Bisnis.com, JAKARTA --Handy Farianto terlihat antusias memperagakan cara menggunakan mesin ketik tua kepada anaknya untuk mengetik naskah proklamasi, di stand Museum Perumusan Teks Proklamasi Kemerdekaan RI, dalam acara Museum Week di Mal Senayan City, Kamis (15/5/2014) malam.
"Iya, begini caranya. Tekan yang kuat tutsnya. Ketik seperti contoh naskah proklamasi ini," tutur Handy Farianto kepada anaknya. Dengan mesin ketik tua yang ada di stand itu, Handy ingin menanamkan pengalaman yang dirasakan Sayuti Melik, saat mengetik teks proklamasi kemerdekaan, 68 tahun silam.
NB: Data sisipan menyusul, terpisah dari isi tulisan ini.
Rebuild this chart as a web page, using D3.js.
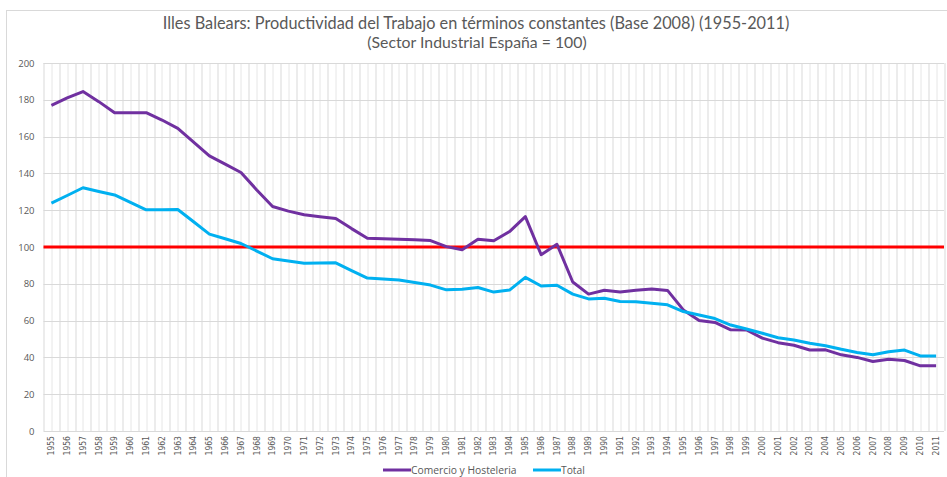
<!DOCTYPE html>
<html>
<head>
<meta charset="utf-8">
<script src="https://cdn.jsdelivr.net/npm/d3@7"></script>
<style>
  body { margin: 0; background: #fff; }
  .axis text { fill: #595959; font-family: "Liberation Sans Narrow", "DejaVu Sans Condensed", sans-serif; }
  .axis path, .axis line { display: none; }
  .title { fill: #595959; font-family: Lato, "Open Sans", sans-serif; }
  .legend text { fill: #595959; font-family: "Open Sans", sans-serif; font-size: 10.3px; }
</style>
</head>
<body>
<svg id="chart"></svg>
<script>
const years = d3.range(1955, 2012);

const comercio = [
  177, 181, 184.5, 179, 173, 173, 173, 169, 164.5, 157,
  149.5, 145, 140.5, 131, 122, 119.5, 117.5, 116.5, 115.5, 110,
  104.8, 104.5, 104.2, 104, 103.5, 100.2, 98.5, 104.2, 103.4, 108.4,
  116.5, 95.8, 101.5, 81, 74.4, 76.5, 75.6, 76.5, 77.2, 76.4,
  65.8, 60, 59, 55, 54.9, 50.5, 48, 46.6, 44, 44.1,
  41.4, 40, 37.8, 39, 38.3, 35.4, 35.4
];

const total = [
  123.8, 128, 132.2, 130.2, 128.3, 124.2, 120.2, 120.3, 120.4, 113.7,
  107, 104.5, 101.9, 97.8, 93.6, 92.4, 91.2, 91.3, 91.4, 87.2,
  83.1, 82.6, 82.1, 80.7, 79.3, 76.7, 77, 78, 75.5, 76.6,
  83.5, 78.8, 79.2, 74.4, 71.8, 72.1, 70.4, 70.3, 69.4, 68.6,
  64.9, 63, 61.1, 57.6, 55.4, 53.1, 50.7, 49.5, 47.7, 46.3,
  44.4, 42.7, 41.4, 43.1, 44, 40.8, 40.8
];

const referencia = 100; // Sector Industrial España = 100
const yTicks = [0, 20, 40, 60, 80, 100, 120, 140, 160, 180, 200];

const seriesNames = ['Comercio y Hosteleria', 'Total'];
const seriesColors = ['#7030a0', '#00b0f0'];

class LineChart {

  constructor(_config) {
    this.config = {
      parentElement: _config.parentElement,
      containerWidth: _config.containerWidth || 947,
      containerHeight: _config.containerHeight || 477,
      margin: _config.margin || { top: 63, right: 3, bottom: 46, left: 43.5 }
    };
    this.initVis();
  }

  initVis() {
    let vis = this;

    vis.width = vis.config.containerWidth - vis.config.margin.left - vis.config.margin.right;
    vis.height = vis.config.containerHeight - vis.config.margin.top - vis.config.margin.bottom;

    vis.xScale = d3.scaleBand()
      .domain(years)
      .range([0, vis.width])
      .padding(0);

    vis.yScale = d3.scaleLinear()
      .domain([0, 200])
      .range([vis.height, 0]);

    vis.xAxis = d3.axisBottom(vis.xScale)
      .tickSize(0)
      .tickPadding(0);

    vis.yAxis = d3.axisLeft(vis.yScale)
      .tickValues(yTicks)
      .tickSize(0)
      .tickPadding(9);

    vis.svg = d3.select(vis.config.parentElement)
      .attr('width', vis.config.containerWidth)
      .attr('height', vis.config.containerHeight);

    // outer frame of the chart area, only top and left edges show
    vis.svg.append('rect')
      .attr('x', 6.5)
      .attr('y', 10.5)
      .attr('width', 980)
      .attr('height', 500)
      .attr('fill', 'none')
      .attr('stroke', '#d9d9d9');

    vis.svg.append('text')
      .attr('class', 'title')
      .attr('text-anchor', 'middle')
      .attr('x', 476)
      .attr('y', 28.5)
      .attr('font-size', 16.3)
      .text('Illes Balears: Productividad del Trabajo en términos constantes (Base 2008) (1955-2011)');

    vis.svg.append('text')
      .attr('class', 'title')
      .attr('text-anchor', 'middle')
      .attr('x', 477)
      .attr('y', 47.5)
      .attr('font-size', 15.8)
      .text('(Sector Industrial España = 100)');

    vis.chart = vis.svg.append('g')
      .attr('transform', `translate(${vis.config.margin.left},${vis.config.margin.top})`);

    vis.grid = vis.chart.append('g');
    vis.xAxisG = vis.chart.append('g')
      .attr('class', 'axis x-axis')
      .attr('transform', `translate(0,${vis.height})`);
    vis.yAxisG = vis.chart.append('g')
      .attr('class', 'axis y-axis');
    vis.marks = vis.chart.append('g');
    vis.legend = vis.svg.append('g').attr('class', 'legend');
  }

  updateVis() {
    let vis = this;
    vis.xValue = (d, i) => years[i];
    vis.line = d3.line()
      .x((d, i) => vis.xScale(vis.xValue(d, i)) + vis.xScale.bandwidth() / 2)
      .y(d => vis.yScale(d));
    vis.renderVis();
  }

  renderVis() {
    let vis = this;
    const bw = vis.xScale.bandwidth();

    // vertical grid: category boundaries and centres
    vis.grid.selectAll('.vgrid-b')
      .data(years.concat([null]))
      .join('line')
      .attr('class', 'vgrid-b')
      .attr('x1', (d, i) => Math.round(i * bw) + 0.5)
      .attr('x2', (d, i) => Math.round(i * bw) + 0.5)
      .attr('y1', 0)
      .attr('y2', vis.height)
      .attr('stroke', '#d9d9d9');

    vis.grid.selectAll('.vgrid-c')
      .data(years)
      .join('line')
      .attr('class', 'vgrid-c')
      .attr('x1', d => Math.round(vis.xScale(d) + bw / 2) + 0.5)
      .attr('x2', d => Math.round(vis.xScale(d) + bw / 2) + 0.5)
      .attr('y1', 0)
      .attr('y2', vis.height)
      .attr('stroke', '#e6e6e6');

    vis.grid.selectAll('.hgrid')
      .data(yTicks)
      .join('line')
      .attr('class', 'hgrid')
      .attr('x1', 0)
      .attr('x2', vis.width)
      .attr('y1', d => Math.round(vis.yScale(d)) + 0.5)
      .attr('y2', d => Math.round(vis.yScale(d)) + 0.5)
      .attr('stroke', '#d9d9d9');

    vis.xAxisG.call(vis.xAxis);
    vis.xAxisG.selectAll('text')
      .attr('font-size', 8.5)
      .attr('text-anchor', 'end')
      .attr('dy', '0.32em')
      .attr('transform', 'translate(0,5) rotate(-90)')
      .attr('y', 0)
      .attr('x', 0);

    vis.yAxisG.call(vis.yAxis);
    vis.yAxisG.selectAll('text')
      .attr('font-size', 9.5)
      .style('font-family', '"Open Sans", sans-serif');

    // reference line across the whole plot
    vis.marks.append('line')
      .attr('x1', 0)
      .attr('x2', vis.width)
      .attr('y1', vis.yScale(referencia))
      .attr('y2', vis.yScale(referencia))
      .attr('stroke', '#ff0000')
      .attr('stroke-width', 3);

    vis.marks.selectAll('.chart-line')
      .data([comercio, total])
      .join('path')
      .attr('class', 'chart-line')
      .attr('fill', 'none')
      .attr('stroke', (d, i) => seriesColors[i])
      .attr('stroke-width', 3)
      .attr('stroke-linejoin', 'round')
      .attr('d', vis.line);

    // legend
    const legendX = [383, 533];
    const items = vis.legend.selectAll('g')
      .data(seriesNames)
      .join('g')
      .attr('transform', (d, i) => `translate(${legendX[i]},470)`);
    items.append('line')
      .attr('x1', 0)
      .attr('x2', 28)
      .attr('stroke', (d, i) => seriesColors[i])
      .attr('stroke-width', 3);
    items.append('text')
      .attr('x', 28)
      .attr('dy', '0.35em')
      .text(d => d);
  }
}

const chart = new LineChart({ parentElement: '#chart' });
chart.updateVis();
</script>
</body>
</html>
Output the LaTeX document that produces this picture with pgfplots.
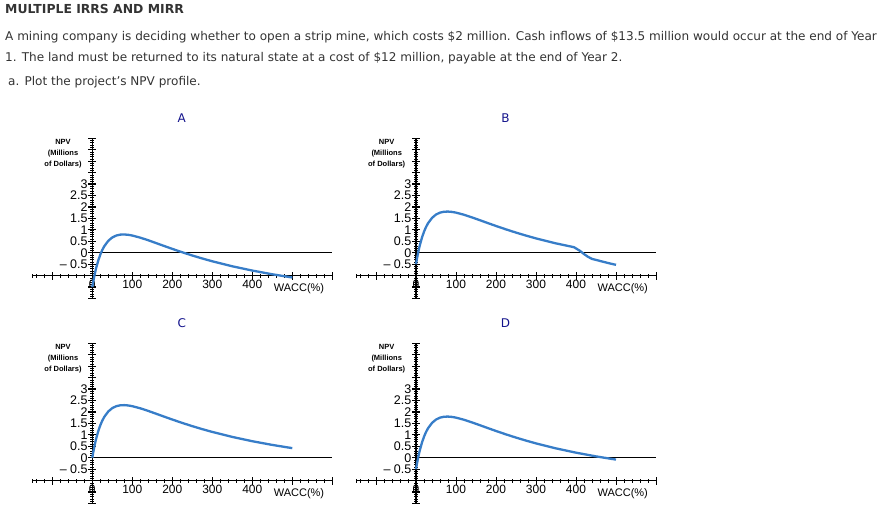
\documentclass[border=0pt]{standalone}
\usepackage{fontspec}
\setmainfont{DejaVu Sans}
\newfontfamily\arialf{Liberation Sans}
\usepackage{pgfplots}
\usepackage{pgfplotstable}
\pgfplotsset{compat=1.18}

\definecolor{txtgray}{RGB}{51,51,51}
\definecolor{navy}{RGB}{20,20,140}
\definecolor{npvblue}{RGB}{55,125,200}

% NPV profiles, WACC in %, NPV in millions of dollars
\pgfplotstableread{
r npv
0 -1.500
2 -1.299
4 -1.114
6 -0.944
8 -0.788
10 -0.645
15 -0.335
20 -0.083
25 0.120
30 0.284
40 0.520
50 0.667
60 0.750
70 0.789
80 0.796
90 0.781
100 0.750
120 0.657
140 0.542
160 0.417
180 0.291
200 0.167
225 0.018
250 -0.122
275 -0.253
300 -0.375
350 -0.593
400 -0.780
450 -0.942
500 -1.083
}\tabA

\pgfplotstableread{
r npv
0 -0.500
2 -0.299
4 -0.114
6 0.056
8 0.212
10 0.355
15 0.665
20 0.917
25 1.120
30 1.284
40 1.520
50 1.667
60 1.750
70 1.789
80 1.796
90 1.781
100 1.750
120 1.657
140 1.542
160 1.417
180 1.291
200 1.167
225 1.018
250 0.878
275 0.747
300 0.625
350 0.407
395 0.240
410 0.080
420 -0.060
430 -0.180
440 -0.270
460 -0.360
480 -0.450
500 -0.530
}\tabB

\pgfplotstableread{
r npv
0 0.000
2 0.201
4 0.386
6 0.556
8 0.712
10 0.855
15 1.165
20 1.417
25 1.620
30 1.784
40 2.020
50 2.167
60 2.250
70 2.289
80 2.296
90 2.281
100 2.250
120 2.157
140 2.042
160 1.917
180 1.791
200 1.667
225 1.518
250 1.378
275 1.247
300 1.125
350 0.907
400 0.720
450 0.558
500 0.417
}\tabC

\pgfplotstableread{
r npv
0 -0.500
2 -0.299
4 -0.114
6 0.056
8 0.212
10 0.355
15 0.665
20 0.917
25 1.120
30 1.284
40 1.520
50 1.667
60 1.750
70 1.789
80 1.796
90 1.781
100 1.750
120 1.657
140 1.542
160 1.417
180 1.291
200 1.167
225 1.018
250 0.878
275 0.747
300 0.625
350 0.407
400 0.220
450 0.058
500 -0.083
}\tabD

% one panel: #1,#2 origin in bp, #3 letter, #4 table
% 1 unit of WACC = 0.4bp, 1 unit of NPV = 22.9bp
\newcommand{\panel}[4]{%
\begin{scope}[shift={(#1bp,#2bp)}, x=1bp, y=1bp]
  % title letter
  \node[font=\fontsize{12bp}{14bp}\selectfont, text=navy] at (89.4,134.4) {#3};
  % y axis
  \draw[line width=1.2bp] (0,-45.8) -- (0,114.5);
  \foreach \i in {-20,...,50} \draw[line width=0.6bp] (-2,\i*2.29) -- (2,\i*2.29);
  \foreach \i in {-4,...,10} \draw[line width=1.2bp] (-4,\i*11.45) -- (4,\i*11.45);
  \foreach \p/\l in {-11.45/{\textendash\ 0.5}, 0/0, 11.45/0.5, 22.9/1, 34.35/1.5,
                     45.8/2, 57.25/2.5, 68.7/3}
    \node[anchor=east, inner sep=0pt, font=\arialf\fontsize{12.5bp}{12bp}\selectfont]
      at (-4.5,\p) {\l};
  \node[align=center, inner sep=0pt, font=\arialf\bfseries\fontsize{7.5bp}{11bp}\selectfont]
    at (-29.3,99.5) {NPV\\(Millions\\of Dollars)};
  % x axis at NPV = -1
  \draw[line width=0.8bp] (-60,-22.9) -- (240,-22.9);
  \foreach \t in {-150,-140,-120,...,600}
    \draw[line width=0.7bp] (0.4*\t,-24.9) -- (0.4*\t,-20.9);
  \foreach \t in {-100,0,...,600}
    \draw[line width=1bp] (0.4*\t,-26.9) -- (0.4*\t,-18.9);
  \foreach \t in {0,100,200,300,400}
    \node[font=\arialf\fontsize{12bp}{12bp}\selectfont, inner sep=0pt]
      at (0.4*\t,-31.5) {\t};
  \node[font=\arialf\fontsize{11bp}{11bp}\selectfont, inner sep=0pt]
    at (206.7,-36.3) {WACC(\%)};
  % zero line
  \draw[line width=0.9bp] (0,0) -- (240,0);
  \begin{axis}[at={(0,0)}, anchor=origin, x=0.4bp, y=22.9bp,
      xmin=-150, xmax=600, ymin=-2, ymax=5, hide axis, clip=false]
    \addplot[npvblue, line width=2.3bp, line join=round] table[x=r, y=npv] {#4};
  \end{axis}
\end{scope}}

\begin{document}
\begin{tikzpicture}[x=1bp, y=1bp]
  \useasboundingbox (0,0) rectangle (890,-518);
  \begin{scope}[every node/.style={anchor=base west, inner sep=0pt, text=txtgray,
      font=\fontsize{12.05bp}{14bp}\selectfont}]
    \node[font=\bfseries\fontsize{12.4bp}{14bp}\selectfont] at (5,-14) {MULTIPLE IRRS AND MIRR};
    \node at (5,-40.7) {A mining company is deciding whether to open a strip mine, which costs \$2 million. Cash inflows of \$13.5 million would occur at the end of Year};
    \node at (5,-62) {1. The land must be returned to its natural state at a cost of \$12 million, payable at the end of Year 2.};
    \node at (8,-86) {a. Plot the project's NPV profile.};
  \end{scope}
  \panel{92.3}{-252.7}{A}{\tabA}
  \panel{416}{-252.7}{B}{\tabB}
  \panel{92.3}{-457.7}{C}{\tabC}
  \panel{416}{-457.7}{D}{\tabD}
\end{tikzpicture}
\end{document}
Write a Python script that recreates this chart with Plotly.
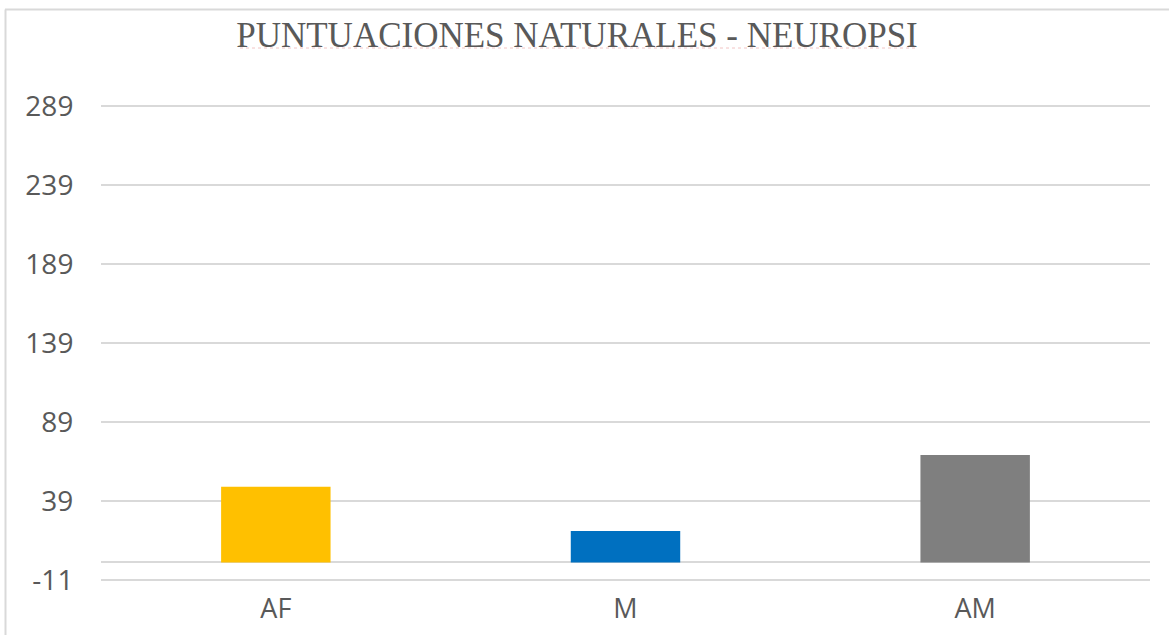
import plotly.graph_objects as go

categories = ["AF", "M", "AM"]
values = [48, 20, 68]
colors = ["#FFC000", "#0070C0", "#7F7F7F"]
tick_vals = [-11, 39, 89, 139, 189, 239, 289]
tick_text = ["-11", "39", "89", "139", "189", "239", "289"]
title_text = "PUNTUACIONES NATURALES - NEUROPSI"

fig = go.Figure(go.Bar(x=categories, y=values, marker=dict(color=colors, line=dict(width=0)), width=0.313))

W, H = 1169, 635
L, R, T, B = 101, 19, 103, 52
PW, PH = W - L - R, H - T - B

def px_x(p):
    return (p - L) / PW

def px_y(p):
    return 1 - (p - T) / PH

fig.update_layout(
    width=W, height=H,
    margin=dict(l=L, r=R, t=T, b=B, autoexpand=False),
    paper_bgcolor="white", plot_bgcolor="white",
    showlegend=False,
    title=dict(text=title_text, x=577/W, xref="container", xanchor="center",
               y=1-35/H, yref="container", yanchor="middle",
               font=dict(family="Liberation Serif", size=35, color="#595959")),
    xaxis=dict(showgrid=False, showline=False, ticks="outside", ticklen=2, tickcolor="rgba(0,0,0,0)",
               automargin=False,
               tickfont=dict(family="Open Sans", size=27, color="#595959"), range=[-0.5, 2.5]),
    yaxis=dict(range=[-13, 291], tickvals=tick_vals, ticktext=tick_text,
               showgrid=True, gridcolor="#D9D9D9", gridwidth=1.5,
               zeroline=True, zerolinecolor="#D9D9D9", zerolinewidth=1.5, showline=False,
               ticks="outside", ticklen=21, tickcolor="rgba(0,0,0,0)", automargin=False,
               tickfont=dict(family="Open Sans", size=28, color="#595959")),
)

# chart-area border (top and left)
fig.add_shape(type="line", xref="paper", yref="paper",
              x0=px_x(5), x1=px_x(W), y0=px_y(9.5), y1=px_y(9.5),
              line=dict(color="#D9D9D9", width=2))
fig.add_shape(type="line", xref="paper", yref="paper",
              x0=px_x(5.5), x1=px_x(5.5), y0=px_y(9.5), y1=px_y(H),
              line=dict(color="#D9D9D9", width=2))
# faint proofing underline under the title
fig.add_shape(type="line", xref="paper", yref="paper",
              x0=px_x(240), x1=px_x(915), y0=px_y(48), y1=px_y(48),
              line=dict(color="#F2C4C4", width=1, dash="dot"))

fig.write_html("out.html", config={"displayModeBar": False},
               post_script="document.body.style.margin='0';document.body.style.overflow='hidden';")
Seusai dari situ, Handy juga sangat bersemangat mengenalkan museum-museum lainnya kepada anaknya dengan mengunjungi setiap stand museum yang ada di gelaran Museum Week tersebut.
"Sengaja saya kenalkan, untuk memupuk kecintaan terhadap sejarah Bangsa Indonesia, di tengah derasnya arus globalisasi. Saya juga suka sejarah dan salah satu media untuk menggali sejarah adalah mengunjungi museum," tuturnya.
Apalagi, lanjutnya, mumpung saat ini sedang ada acara Museum Week, yang digelar The Jakarta Post, dengan memamerkan 13 museum di Indonesia dalam satu lokasi.
Ketigabelas museum tersebut antara lain, Museum Bank Indonesia, Museum Wayang, Museum Sejarah Jakarta, Museum Onrust, Museum Tekstil, Musuem Perumusan Naskah Proklamasi, Museum Konferensi Asia-Afrika, Museum Layang-layang, Museum Basoeki Abdullah, Museum Indonesia Taman Mini Indonesia Indah, Anjungan Papua Barat TMII, dan lainnya.
Riyadi Suparno, Direktur Eksekutif The Jakarta Post mengatakan diselenggarakannya Museum Week ini untuk menumbuhkan minat masyarakat Indonesia mengunjungi museum-museum di Indonesia, karena sebenarnya secara koleksi yang dimiliki Indonesia, tidak ada tandingannya.
"Selama ini kebanyakan masyarakat, terutama kalangan menengah ke atas Indonesia lebih suka mengunjungi museum di luar negeri dari pada dalam negeri," ujarnya.
Hal ini dikarenakan kondisi permuseuman di Indonesia yang memang memprihatinkan, baik dari segi kondisi bangunan, sumber daya manusia, atau pun pengemasan alias penyajiannya yang monoton dan kurang menarik.
"Padahal banyak penyajian yang bisa di eksplorasi agar menarik, seperti yang dilakukan beberapa museum yang hadir di sini, misalkan workshop membuat layangan di museum layang, membuat wayang di museum wayang, dan lainnya," tuturnya.
Asep Kambali, Founder Komunitas Historia, komunitas yang aktif dalam kegiatan mengangkat sejarah-sejarah Tanah Air, mengakui bahwa kondisi nyata permuseuman di Indonesia saat ini memprihatinkan, akibat minimnya perhatian pemerintah, bahkan tidak menjadi prioitas.
"Kondisinya bisa disebut mati segan hidup tak mau. Memang ada beberapa musem kondisinya baik namun banyak yang tidak terawat, dan apabila dibiarkan terus-menerus, maka akan hancur," ujarnya.
Saat ini saja, lanjutnya dari 284 museum yang ada di Indonesia, sebanyak 90% diantaranya kondisinya memprihatinkan dan tidak layak dikunjungi.